## REQUIREMENT
Transcribe all of the material below word for word and leave out its pictures.

## DATA PROVIDED
⁂

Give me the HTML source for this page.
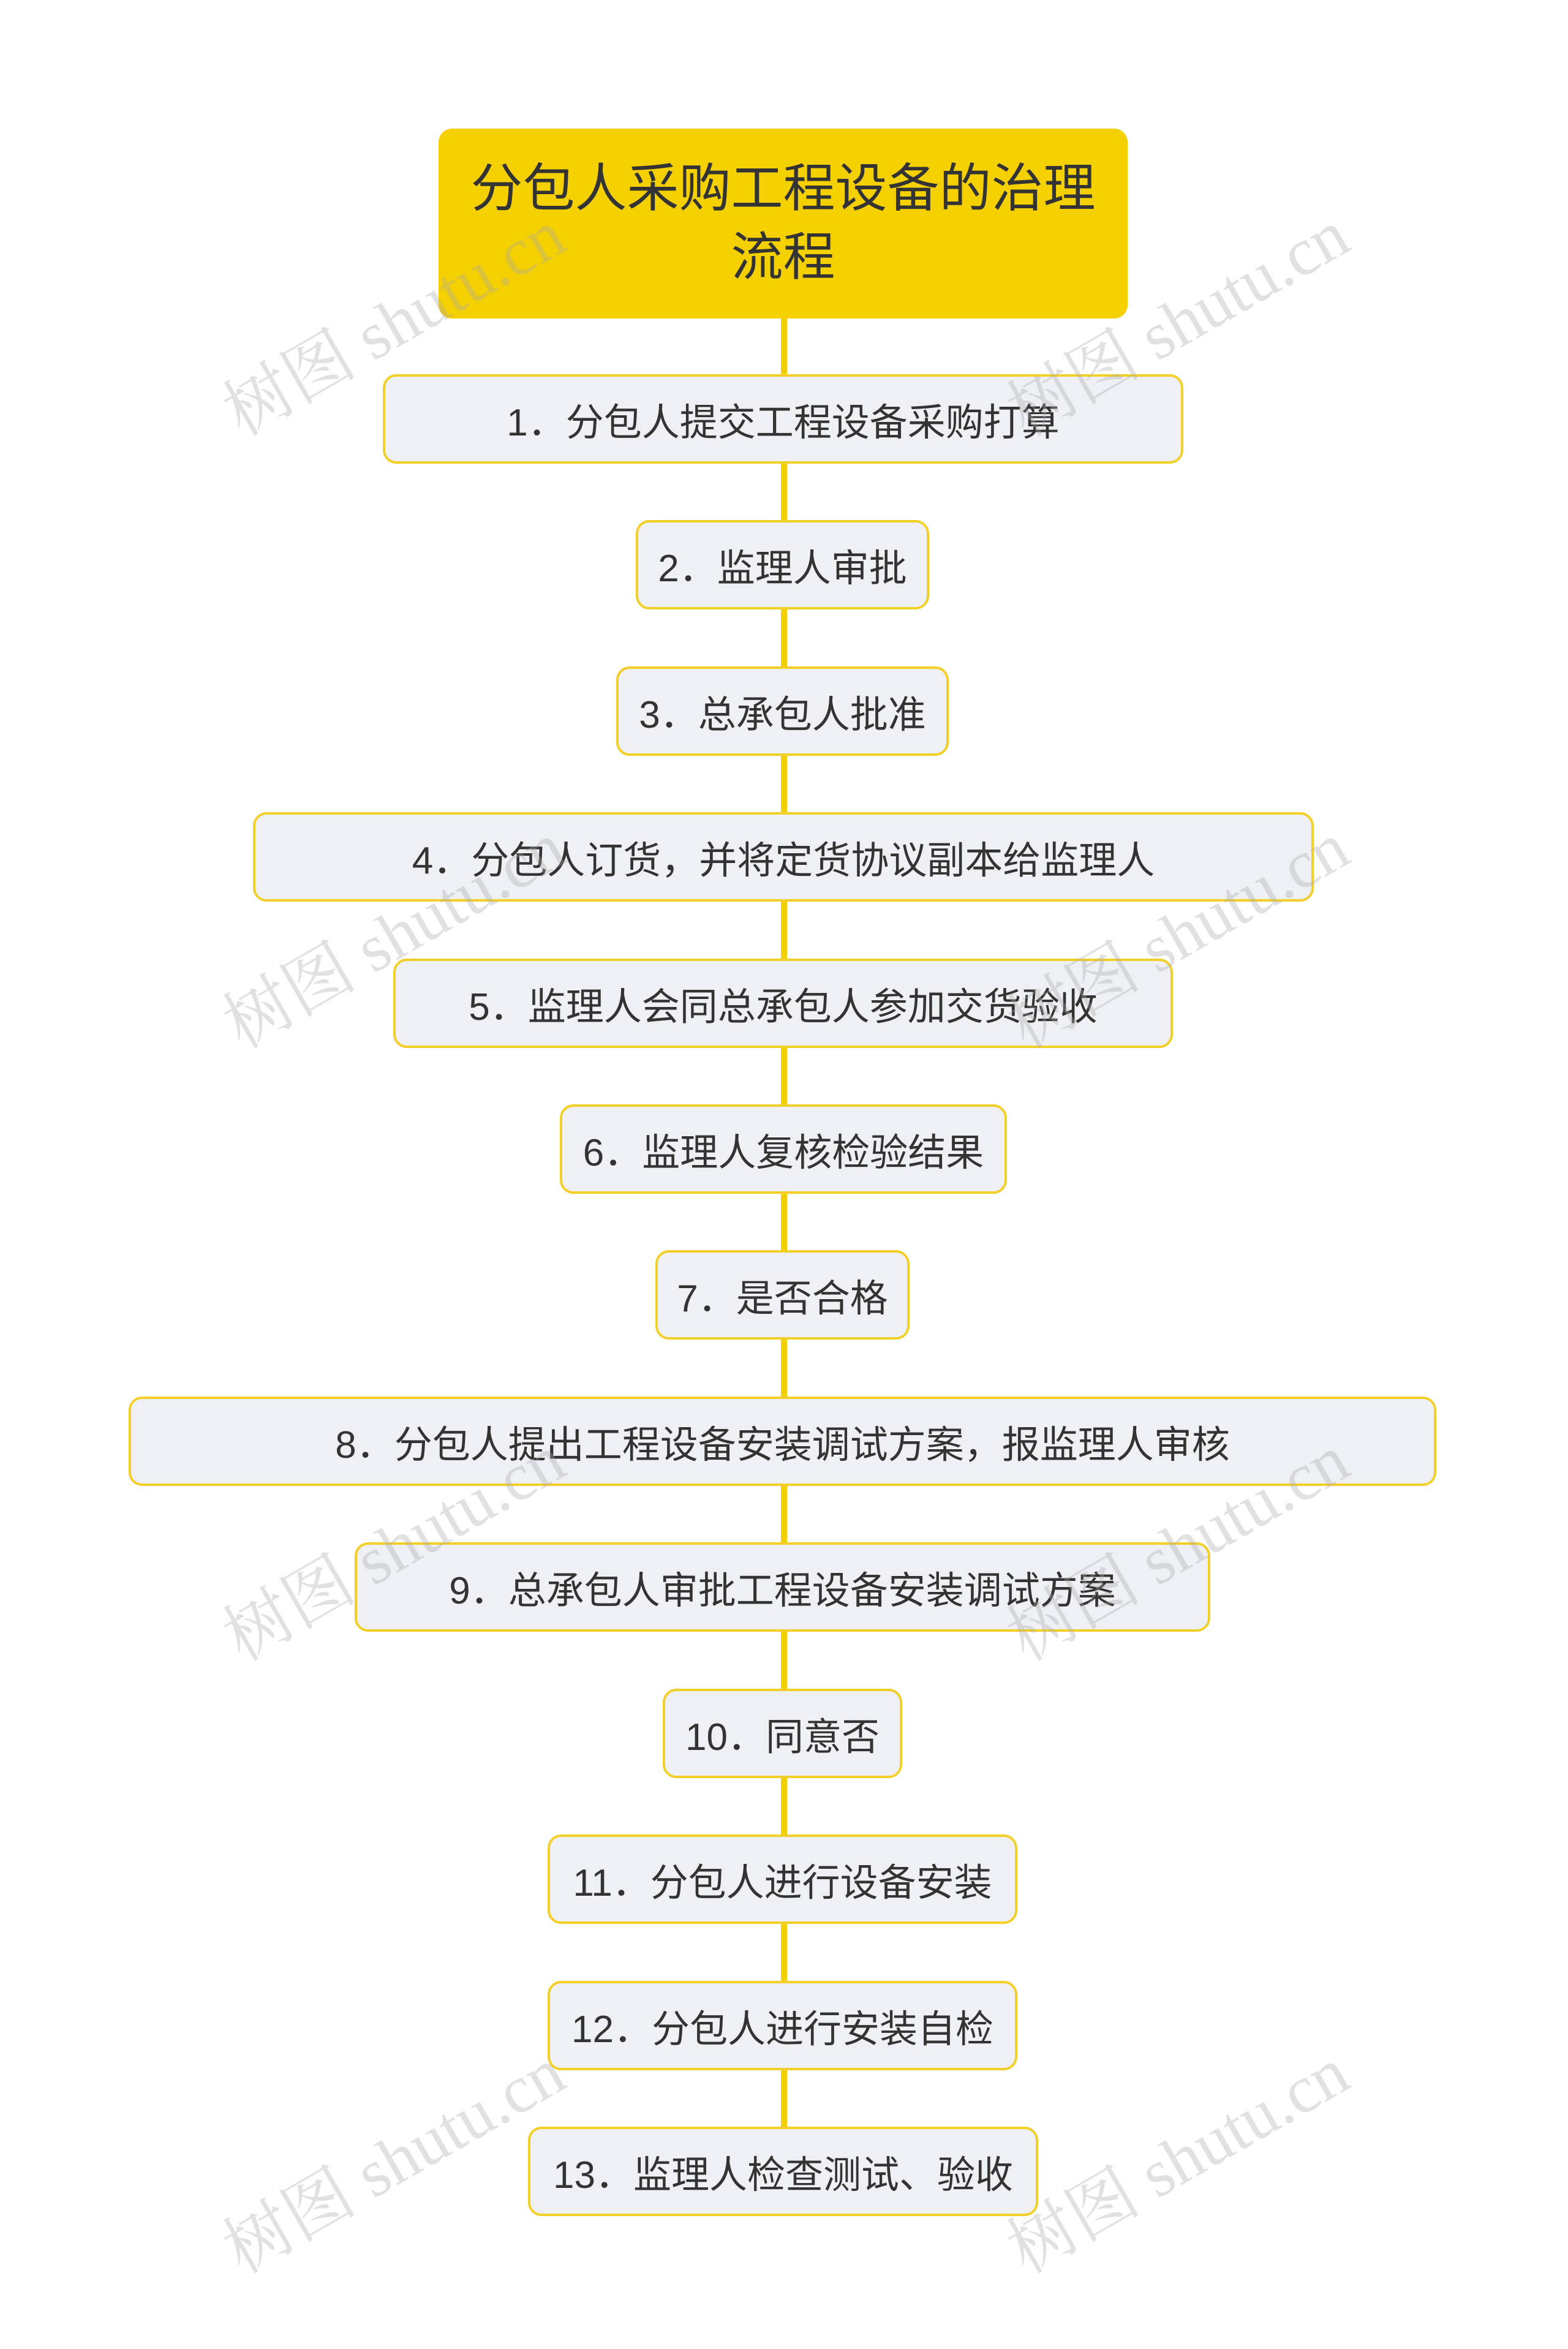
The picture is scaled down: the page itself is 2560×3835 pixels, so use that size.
<!DOCTYPE html>
<html><head><meta charset="utf-8">
<style>
html,body{margin:0;padding:0;background:#fff;}
body{width:2560px;height:3835px;position:relative;overflow:hidden;font-family:"Liberation Sans","Noto Sans CJK SC",sans-serif;}
.line{position:absolute;left:1275px;width:10px;top:500px;height:3000px;background:#f5d000;}
.root{position:absolute;left:716px;top:210px;width:1125px;height:310px;background:#f5d000;border-radius:22px;display:flex;align-items:center;justify-content:center;text-align:center;font-size:85px;line-height:112px;color:#333;}
.b{position:absolute;height:138px;background:#eef0f3;border:4px solid #f3cf2a;border-radius:22px;display:flex;align-items:center;justify-content:center;font-size:62px;color:#333;white-space:nowrap;}
.wm{position:absolute;font-family:"Liberation Serif","Noto Serif CJK SC",serif;font-size:110px;color:rgba(170,170,170,0.35);transform:rotate(-30deg);transform-origin:center;white-space:nowrap;}
</style></head><body>
<div class="line"></div>
<div class="root">分包人采购工程设备的治理<br>流程</div>
<div class="b" style="left:625px;top:611px;width:1299px">1．分包人提交工程设备采购打算</div>
<div class="b" style="left:1038px;top:849px;width:471px">2．监理人审批</div>
<div class="b" style="left:1006px;top:1088px;width:535px">3．总承包人批准</div>
<div class="b" style="left:413px;top:1326px;width:1724px">4．分包人订货，并将定货协议副本给监理人</div>
<div class="b" style="left:642px;top:1565px;width:1265px">5．监理人会同总承包人参加交货验收</div>
<div class="b" style="left:914px;top:1803px;width:722px">6．监理人复核检验结果</div>
<div class="b" style="left:1070px;top:2041px;width:407px">7．是否合格</div>
<div class="b" style="left:210px;top:2280px;width:2127px">8．分包人提出工程设备安装调试方案，报监理人审核</div>
<div class="b" style="left:579px;top:2518px;width:1389px">9．总承包人审批工程设备安装调试方案</div>
<div class="b" style="left:1082px;top:2757px;width:383px">10．同意否</div>
<div class="b" style="left:894px;top:2995px;width:759px">11．分包人进行设备安装</div>
<div class="b" style="left:894px;top:3234px;width:759px">12．分包人进行安装自检</div>
<div class="b" style="left:862px;top:3472px;width:825px">13．监理人检查测试、验收</div>
<div class="wm" style="left:330px;top:440px">树图 shutu.cn</div>
<div class="wm" style="left:1610px;top:440px">树图 shutu.cn</div>
<div class="wm" style="left:330px;top:1440px">树图 shutu.cn</div>
<div class="wm" style="left:1610px;top:1440px">树图 shutu.cn</div>
<div class="wm" style="left:330px;top:2440px">树图 shutu.cn</div>
<div class="wm" style="left:1610px;top:2440px">树图 shutu.cn</div>
<div class="wm" style="left:330px;top:3440px">树图 shutu.cn</div>
<div class="wm" style="left:1610px;top:3440px">树图 shutu.cn</div>
</body></html>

⁂

## RESPONSE BELOW
Give me the HTML source for this page.
The picture is scaled down: the page itself is 2560×3835 pixels, so use that size.
<!DOCTYPE html>
<html><head><meta charset="utf-8">
<style>
html,body{margin:0;padding:0;background:#fff;}
body{width:2560px;height:3835px;position:relative;overflow:hidden;font-family:"Liberation Sans","Noto Sans CJK SC",sans-serif;}
.line{position:absolute;left:1275px;width:10px;top:500px;height:3000px;background:#f5d000;}
.root{position:absolute;left:716px;top:210px;width:1125px;height:310px;background:#f5d000;border-radius:22px;display:flex;align-items:center;justify-content:center;text-align:center;font-size:85px;line-height:112px;color:#333;}
.b{position:absolute;height:138px;background:#eef0f3;border:4px solid #f3cf2a;border-radius:22px;display:flex;align-items:center;justify-content:center;font-size:62px;color:#333;white-space:nowrap;}
.wm{position:absolute;font-family:"Liberation Serif","Noto Serif CJK SC",serif;font-size:110px;color:rgba(170,170,170,0.35);transform:rotate(-30deg);transform-origin:center;white-space:nowrap;}
</style></head><body>
<div class="line"></div>
<div class="root">分包人采购工程设备的治理<br>流程</div>
<div class="b" style="left:625px;top:611px;width:1299px">1．分包人提交工程设备采购打算</div>
<div class="b" style="left:1038px;top:849px;width:471px">2．监理人审批</div>
<div class="b" style="left:1006px;top:1088px;width:535px">3．总承包人批准</div>
<div class="b" style="left:413px;top:1326px;width:1724px">4．分包人订货，并将定货协议副本给监理人</div>
<div class="b" style="left:642px;top:1565px;width:1265px">5．监理人会同总承包人参加交货验收</div>
<div class="b" style="left:914px;top:1803px;width:722px">6．监理人复核检验结果</div>
<div class="b" style="left:1070px;top:2041px;width:407px">7．是否合格</div>
<div class="b" style="left:210px;top:2280px;width:2127px">8．分包人提出工程设备安装调试方案，报监理人审核</div>
<div class="b" style="left:579px;top:2518px;width:1389px">9．总承包人审批工程设备安装调试方案</div>
<div class="b" style="left:1082px;top:2757px;width:383px">10．同意否</div>
<div class="b" style="left:894px;top:2995px;width:759px">11．分包人进行设备安装</div>
<div class="b" style="left:894px;top:3234px;width:759px">12．分包人进行安装自检</div>
<div class="b" style="left:862px;top:3472px;width:825px">13．监理人检查测试、验收</div>
<div class="wm" style="left:330px;top:440px">树图 shutu.cn</div>
<div class="wm" style="left:1610px;top:440px">树图 shutu.cn</div>
<div class="wm" style="left:330px;top:1440px">树图 shutu.cn</div>
<div class="wm" style="left:1610px;top:1440px">树图 shutu.cn</div>
<div class="wm" style="left:330px;top:2440px">树图 shutu.cn</div>
<div class="wm" style="left:1610px;top:2440px">树图 shutu.cn</div>
<div class="wm" style="left:330px;top:3440px">树图 shutu.cn</div>
<div class="wm" style="left:1610px;top:3440px">树图 shutu.cn</div>
</body></html>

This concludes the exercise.